Omit every picture, and retype the lines that run from the beginning of the data below through the line containing "const binData = binStarts.map((s, i)", inclusive.

-- Begin Collected material --

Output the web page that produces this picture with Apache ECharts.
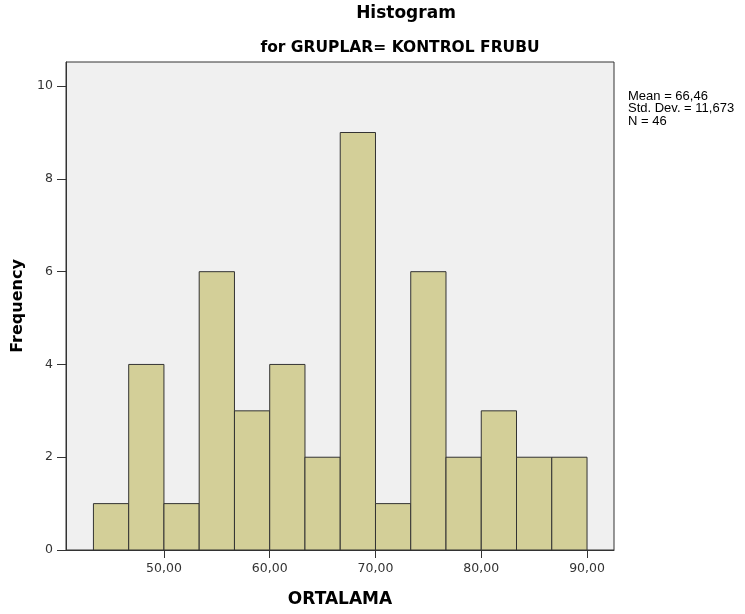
<!DOCTYPE html>
<html>
<head>
<meta charset="utf-8">
<script src="https://cdn.jsdelivr.net/npm/echarts@6/dist/echarts.min.js"></script>
<style>
  html, body { margin: 0; padding: 0; background: #ffffff; }
  #chart { width: 745px; height: 614px; }
</style>
</head>
<body>
<div id="chart"></div>
<script>
// Histogram bins of ORTALAMA (width 10/3), and their frequencies
const binStarts = [43.333, 46.667, 50, 53.333, 56.667, 60, 63.333, 66.667, 70, 73.333, 76.667, 80, 83.333, 86.667];
const binWidth = 10 / 3;
const frequencies = [1, 4, 1, 6, 3, 4, 2, 9, 1, 6, 2, 3, 2, 2];
const xTicks = [50, 60, 70, 80, 90];
const yTicks = [0, 2, 4, 6, 8, 10];
const statLines = ['Mean = 66,46', 'Std. Dev. = 11,673', 'N = 46'];

const wideFont = 'DejaVu Sans, Verdana, sans-serif';
const plainFont = 'Liberation Sans, Arial, Helvetica, sans-serif';
const binData = binStarts.map((s, i) => [s, s + binWidth, frequencies[i]]);

const chart = echarts.init(document.getElementById('chart'));
chart.setOption({
  animation: false,
  textStyle: { fontFamily: wideFont },
  graphic: [
    { type: 'text', x: 406, y: 14,
      style: { text: 'Histogram', fontSize: 17, fontWeight: 'bold', fill: '#000', fontFamily: wideFont,
        align: 'center', verticalAlign: 'middle' } },
    { type: 'text', x: 400, y: 48,
      style: { text: 'for GRUPLAR= KONTROL FRUBU', fontSize: 15.5, fontWeight: 'bold', fill: '#000', fontFamily: wideFont,
        align: 'center', verticalAlign: 'middle' } },
    { type: 'text', x: 628, y: 90,
      style: { text: statLines.join('\n'), fontSize: 13, lineHeight: 12.5, fill: '#000', fontFamily: plainFont,
        align: 'left', verticalAlign: 'top' } }
  ],
  grid: {
    left: 66, right: 131, top: 62, bottom: 64,
    show: true, backgroundColor: '#f0f0f0', borderColor: '#333', borderWidth: 1
  },
  xAxis: {
    type: 'value', min: 40.74, max: 92.55,
    name: 'ORTALAMA', nameLocation: 'middle', nameGap: 41,
    nameTextStyle: { fontSize: 17, fontWeight: 'bold', color: '#000', fontFamily: wideFont },
    axisLine: { show: true, lineStyle: { color: '#333', width: 1 } },
    axisTick: { show: true, length: 8, customValues: xTicks, lineStyle: { color: '#333' } },
    axisLabel: { customValues: xTicks, margin: 12, fontSize: 12.5, color: '#333', fontFamily: wideFont,
      formatter: v => v.toFixed(2).replace('.', ',') },
    splitLine: { show: false }
  },
  yAxis: {
    type: 'value', min: 0, max: 10.52,
    name: 'Frequency', nameLocation: 'middle', nameGap: 36, nameRotate: 90,
    nameTextStyle: { fontSize: 16, fontWeight: 'bold', color: '#000', fontFamily: wideFont },
    axisLine: { show: true, lineStyle: { color: '#333', width: 1 } },
    axisTick: { show: true, length: 9, customValues: yTicks, lineStyle: { color: '#333' } },
    axisLabel: { customValues: yTicks, margin: 13, fontSize: 12.5, color: '#333', fontFamily: wideFont },
    splitLine: { show: false }
  },
  series: [{
    type: 'custom',
    data: binData,
    encode: { x: [0, 1], y: 2 },
    renderItem: function (params, api) {
      const p0 = api.coord([api.value(0), 0]);
      const p1 = api.coord([api.value(1), api.value(2)]);
      return {
        type: 'rect',
        shape: { x: p0[0], y: p1[1], width: p1[0] - p0[0], height: p0[1] - p1[1] },
        style: { fill: '#d3cf98', stroke: '#333', lineWidth: 1 }
      };
    }
  }]
});
</script>
</body>
</html>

-- End Collected material --

■ Task output
Output the web page that produces this picture with Apache ECharts.
<!DOCTYPE html>
<html>
<head>
<meta charset="utf-8">
<script src="https://cdn.jsdelivr.net/npm/echarts@6/dist/echarts.min.js"></script>
<style>
  html, body { margin: 0; padding: 0; background: #ffffff; }
  #chart { width: 745px; height: 614px; }
</style>
</head>
<body>
<div id="chart"></div>
<script>
// Histogram bins of ORTALAMA (width 10/3), and their frequencies
const binStarts = [43.333, 46.667, 50, 53.333, 56.667, 60, 63.333, 66.667, 70, 73.333, 76.667, 80, 83.333, 86.667];
const binWidth = 10 / 3;
const frequencies = [1, 4, 1, 6, 3, 4, 2, 9, 1, 6, 2, 3, 2, 2];
const xTicks = [50, 60, 70, 80, 90];
const yTicks = [0, 2, 4, 6, 8, 10];
const statLines = ['Mean = 66,46', 'Std. Dev. = 11,673', 'N = 46'];

const wideFont = 'DejaVu Sans, Verdana, sans-serif';
const plainFont = 'Liberation Sans, Arial, Helvetica, sans-serif';
const binData = binStarts.map((s, i) => [s, s + binWidth, frequencies[i]]);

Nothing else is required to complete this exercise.